Request: Compile every line that includes the word "this".

Recorded information:
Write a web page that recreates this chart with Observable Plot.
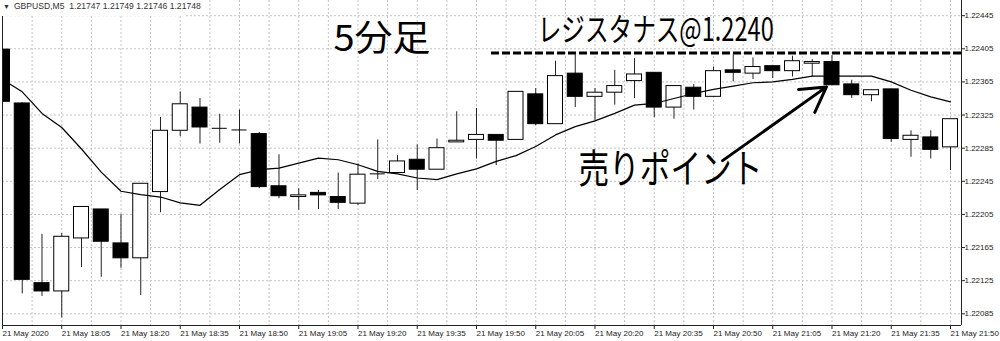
<!DOCTYPE html>
<html>
<head>
<meta charset="utf-8">
<script src="https://cdn.jsdelivr.net/npm/d3@7"></script>
<script src="https://cdn.jsdelivr.net/npm/@observablehq/plot@0.6"></script>
<style>
html, body { margin: 0; padding: 0; background: #fff; }
#wrap { position: relative; width: 1000px; height: 341px; overflow: hidden; }
#chart svg { display: block; }
#hdr { position: absolute; left: 0; top: 0; height: 16px; width: 186px; background: #fff;
       font: 8.6px 'Liberation Sans', Arial, sans-serif; color: #333; line-height: 12px;
       white-space: nowrap; padding-left: 3px; box-sizing: border-box; }
#hdr .tri { font-size: 7px; margin-right: 4px; }
[aria-label^="x-axis"] text { text-anchor: start; }
</style>
</head>
<body>
<div id="wrap">
  <div id="chart"></div>
  <div id="hdr"></div>
</div>
<script>
// ---- data (GBPUSD M5, 21 May 2020, 17:50 .. 21:50) ----
const open  = [1.22404,1.22339,1.22122,1.22112,1.22176,1.22211,1.22170,1.22152,1.22232,1.22306,
               1.22334,1.22309,1.22307,1.22302,1.22239,1.22226,1.22231,1.22226,1.22218,1.22254,
               1.22255,1.22271,1.22259,1.22292,1.22295,1.22301,1.22295,1.22350,1.22314,1.22375,
               1.22347,1.22352,1.22366,1.22376,1.22334,1.22358,1.22347,1.22379,1.22375,1.22384,
               1.22378,1.22387,1.22389,1.22362,1.22349,1.22356,1.22295,1.22298,1.22286];
const high  = [1.22420,1.22340,1.22181,1.22182,1.22214,1.22211,1.22205,1.22242,1.22322,1.22353,
               1.22345,1.22326,1.22331,1.22304,1.22277,1.22236,1.22234,1.22255,1.22266,1.22295,
               1.22276,1.22289,1.22296,1.22329,1.22333,1.22301,1.22353,1.22357,1.22390,1.22399,
               1.22357,1.22379,1.22393,1.22376,1.22360,1.22362,1.22383,1.22398,1.22394,1.22384,
               1.22396,1.22392,1.22397,1.22367,1.22355,1.22356,1.22306,1.22306,1.22320];
const low   = [1.22339,1.22109,1.22106,1.22080,1.22141,1.22129,1.22140,1.22107,1.22207,1.22299,
               1.22290,1.22291,1.22290,1.22236,1.22224,1.22210,1.22211,1.22211,1.22216,1.22247,
               1.22255,1.22234,1.22259,1.22292,1.22272,1.22264,1.22295,1.22312,1.22314,1.22334,
               1.22318,1.22337,1.22345,1.22322,1.22320,1.22331,1.22347,1.22365,1.22368,1.22369,
               1.22371,1.22371,1.22361,1.22345,1.22341,1.22292,1.22274,1.22272,1.22258];
const close = [1.22341,1.22126,1.22112,1.22178,1.22214,1.22172,1.22152,1.22242,1.22306,1.22338,
               1.22310,1.22309,1.22307,1.22238,1.22227,1.22228,1.22228,1.22219,1.22253,1.22254,
               1.22269,1.22259,1.22285,1.22294,1.22301,1.22294,1.22353,1.22314,1.22372,1.22347,
               1.22352,1.22360,1.22374,1.22334,1.22360,1.22347,1.22378,1.22376,1.22383,1.22378,
               1.22390,1.22389,1.22361,1.22349,1.22355,1.22296,1.22300,1.22283,1.22320];
const ma    = [1.22368,1.22353,1.22327,1.22310,1.22284,1.22256,1.22233,1.22229,1.22226,1.22219,
               1.22216,1.22235,1.22253,1.22259,1.22261,1.22267,1.22273,1.22271,1.22265,1.22257,
               1.22254,1.22249,1.22247,1.22254,1.22260,1.22269,1.22276,1.22287,1.22301,1.22311,
               1.22318,1.22327,1.22337,1.22339,1.22345,1.22351,1.22356,1.22360,1.22364,1.22365,
               1.22368,1.22372,1.22372,1.22372,1.22372,1.22365,1.22355,1.22347,1.22341];

const tickLabels = ["21 May 2020","21 May 18:05","21 May 18:20","21 May 18:35","21 May 18:50",
                    "21 May 19:05","21 May 19:20","21 May 19:35","21 May 19:50","21 May 20:05",
                    "21 May 20:20","21 May 20:35","21 May 20:50","21 May 21:05","21 May 21:20",
                    "21 May 21:35","21 May 21:50"];
const tickBars   = [0,3,6,9,12,15,18,21,24,27,30,33,36,39,42,45,48];
const gridBars   = [0,1.5,3,4.5,6,7.5,9,10.5,12,13.5,15,16.5,18,19.5,21,22.5,24,25.5,27,28.5,30,31.5,
                    33,34.5,36,37.5,39,40.5,42,43.5,45,46.5,48];
const priceTicks = [1.22085,1.22125,1.22165,1.22205,1.22245,1.22285,1.22325,1.22365,1.22405,1.22445];

const headerSymbol = "GBPUSD,M5";
const headerQuotes = ["1.21747","1.21749","1.21746","1.21748"];
const resistance = [{price: 1.2240, from: 24.76}];
const notes = [
  {text: "5分足", bar: 16.76, price: 1.22416, size: 36, len: 97},
  {text: "レジスタナス@1.2240", bar: 27.1, price: 1.22427, size: 32, len: 236},
  {text: "売りポイント", bar: 29.16, price: 1.22259, size: 40, len: 184}
];
const arrows = [{bar1: 36.46, price1: 1.22270, bar2: 41.72, price2: 1.22359}];

// ---- build ----
const xMax = 48.557, yMin = 1.2207087, yMax = 1.2246333;
const bars = open.map((o, i) => ({i, o, h: high[i], l: low[i], c: close[i]}));
const bull = bars.filter(d => d.c > d.o + 1e-7);
const bear = bars.filter(d => d.c < d.o - 1e-7);
const doji = bars.filter(d => Math.abs(d.c - d.o) <= 1e-7);
const hw = 0.38;
const grid = {stroke: "#c4c4c4", strokeDasharray: "2,2"};
const jp = "'Noto Sans CJK JP', 'Noto Sans', sans-serif";

const chart = Plot.plot({
  width: 1000, height: 341,
  marginTop: 0, marginBottom: 16, marginLeft: 2, marginRight: 39,
  style: {fontFamily: "'Liberation Sans', Arial, sans-serif", fontSize: "8px", color: "#222", background: "#fff"},
  x: {domain: [0, xMax], ticks: tickBars, tickFormat: i => tickLabels[tickBars.indexOf(i)], tickSize: 4, tickPadding: 1, label: null},
  y: {domain: [yMin, yMax], axis: "right", ticks: priceTicks, tickFormat: d3.format(".5f"), tickSize: 3, tickPadding: 0, label: null},
  marks: [
    Plot.ruleY(priceTicks, grid),
    Plot.ruleX(gridBars, grid),
    Plot.ruleY(resistance, {y: "price", x1: "from", x2: () => xMax, stroke: "#000", strokeWidth: 3, strokeDasharray: "8,3"}),
    Plot.ruleX(bars, {x: "i", y1: "l", y2: "h", stroke: "#222", clip: true}),
    Plot.rect(bull, {x1: d => d.i - hw, x2: d => d.i + hw, y1: "o", y2: "c", fill: "#fff", stroke: "#000", clip: true}),
    Plot.rect(bear, {x1: d => d.i - hw, x2: d => d.i + hw, y1: "o", y2: "c", fill: "#000", stroke: "#000", clip: true}),
    Plot.ruleY(doji, {y: "c", x1: d => d.i - hw, x2: d => d.i + hw, stroke: "#000", clip: true}),
    Plot.line(ma, {x: (d, i) => i, y: d => d, stroke: "#000", strokeWidth: 1.2, clip: true}),
    Plot.ruleX([0, xMax], {stroke: "#222"}),
    Plot.ruleY([yMin], {stroke: "#222"}),
    ...notes.map(n => Plot.text([n], {x: "bar", y: "price", text: "text", textAnchor: "start",
        fontSize: n.size, fontFamily: jp, fill: "#000"})),
    Plot.arrow(arrows, {x1: "bar1", y1: "price1", x2: "bar2", y2: "price2", stroke: "#000", strokeWidth: 3, headLength: 14})
  ]
});

document.getElementById("chart").appendChild(chart);

// fit condensed annotation widths
d3.select(chart).selectAll("text").each(function() {
  const n = notes.find(n => n.text === this.textContent);
  if (n) { this.setAttribute("textLength", n.len); this.setAttribute("lengthAdjust", "spacingAndGlyphs"); }
});

// header label (above the frame, as in the terminal window)
const hdr = document.getElementById("hdr");
hdr.innerHTML = '<span class="tri">▼</span>' + headerSymbol + '&nbsp;&nbsp;' + headerQuotes.join(' ');
</script>
</body>
</html>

Complete answer:
Write a web page that recreates this chart with Observable Plot.
  const n = notes.find(n => n.text === this.textContent);
  if (n) { this.setAttribute("textLength", n.len); this.setAttribute("lengthAdjust", "spacingAndGlyphs"); }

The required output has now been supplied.